» **What needs to be done**:
Repeat the listing exactly as given, omitting every image.

>> BEGIN Given data

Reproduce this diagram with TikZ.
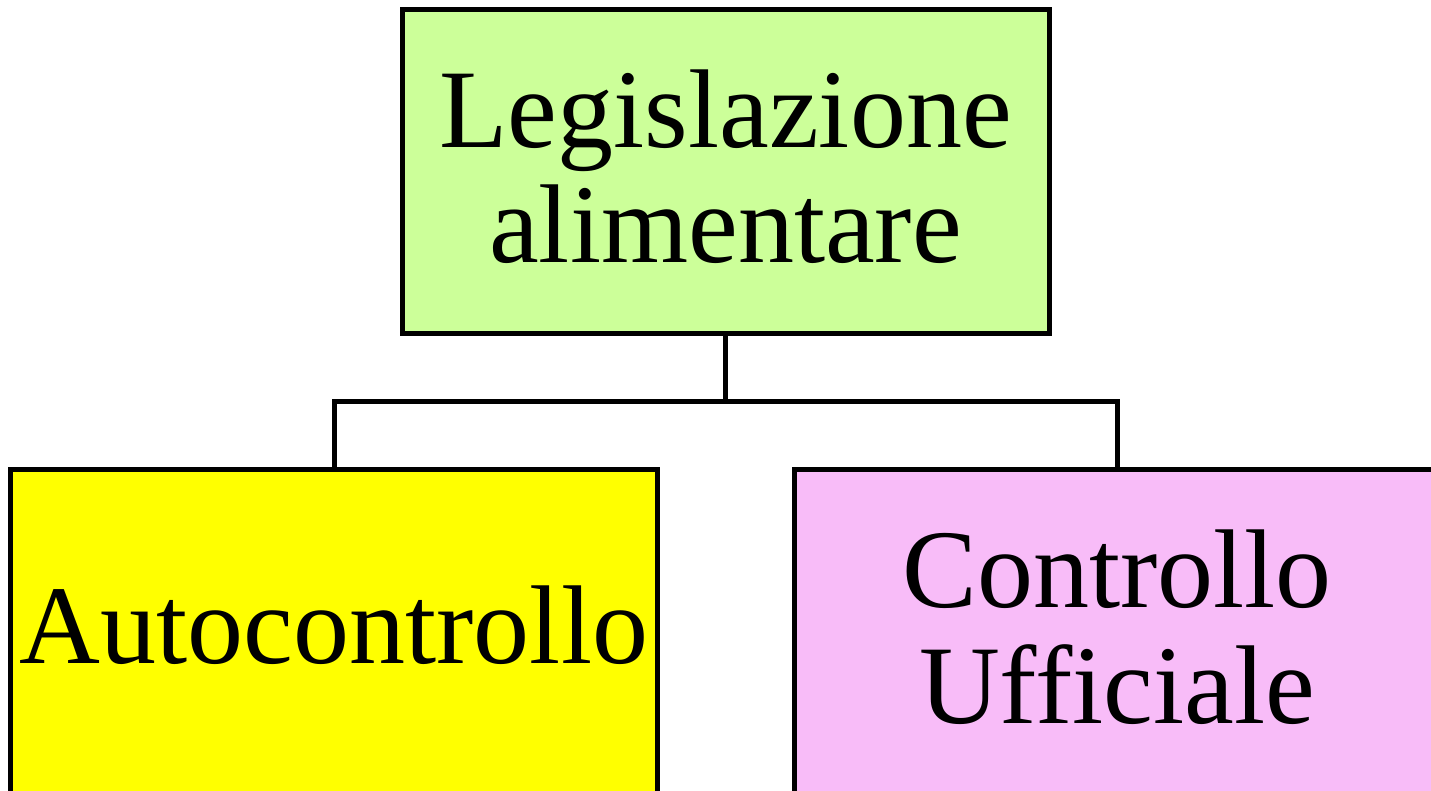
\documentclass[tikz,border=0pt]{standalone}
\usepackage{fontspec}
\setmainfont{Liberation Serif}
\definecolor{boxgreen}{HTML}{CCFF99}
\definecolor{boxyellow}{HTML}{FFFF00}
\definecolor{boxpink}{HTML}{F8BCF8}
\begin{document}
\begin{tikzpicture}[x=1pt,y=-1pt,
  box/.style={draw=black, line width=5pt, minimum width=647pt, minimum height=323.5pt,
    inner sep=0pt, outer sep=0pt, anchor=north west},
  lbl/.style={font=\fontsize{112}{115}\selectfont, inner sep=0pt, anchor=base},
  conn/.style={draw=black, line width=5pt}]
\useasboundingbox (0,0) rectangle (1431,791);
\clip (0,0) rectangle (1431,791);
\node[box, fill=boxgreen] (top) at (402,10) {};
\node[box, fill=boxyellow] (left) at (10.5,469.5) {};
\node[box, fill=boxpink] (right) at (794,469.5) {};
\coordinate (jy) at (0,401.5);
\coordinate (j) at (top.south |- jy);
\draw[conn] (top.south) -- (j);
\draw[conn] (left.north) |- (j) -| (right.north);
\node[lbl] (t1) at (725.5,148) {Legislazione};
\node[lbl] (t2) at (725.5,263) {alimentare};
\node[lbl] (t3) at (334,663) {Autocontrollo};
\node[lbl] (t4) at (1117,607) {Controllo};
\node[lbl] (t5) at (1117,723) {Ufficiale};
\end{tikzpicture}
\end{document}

>> END Given data

» **Completed exercise**:
Reproduce this diagram with TikZ.
\documentclass[tikz,border=0pt]{standalone}
\usepackage{fontspec}
\setmainfont{Liberation Serif}
\definecolor{boxgreen}{HTML}{CCFF99}
\definecolor{boxyellow}{HTML}{FFFF00}
\definecolor{boxpink}{HTML}{F8BCF8}
\begin{document}
\begin{tikzpicture}[x=1pt,y=-1pt,
  box/.style={draw=black, line width=5pt, minimum width=647pt, minimum height=323.5pt,
    inner sep=0pt, outer sep=0pt, anchor=north west},
  lbl/.style={font=\fontsize{112}{115}\selectfont, inner sep=0pt, anchor=base},
  conn/.style={draw=black, line width=5pt}]
\useasboundingbox (0,0) rectangle (1431,791);
\clip (0,0) rectangle (1431,791);
\node[box, fill=boxgreen] (top) at (402,10) {};
\node[box, fill=boxyellow] (left) at (10.5,469.5) {};
\node[box, fill=boxpink] (right) at (794,469.5) {};
\coordinate (jy) at (0,401.5);
\coordinate (j) at (top.south |- jy);
\draw[conn] (top.south) -- (j);
\draw[conn] (left.north) |- (j) -| (right.north);
\node[lbl] (t1) at (725.5,148) {Legislazione};
\node[lbl] (t2) at (725.5,263) {alimentare};
\node[lbl] (t3) at (334,663) {Autocontrollo};
\node[lbl] (t4) at (1117,607) {Controllo};
\node[lbl] (t5) at (1117,723) {Ufficiale};
\end{tikzpicture}
\end{document}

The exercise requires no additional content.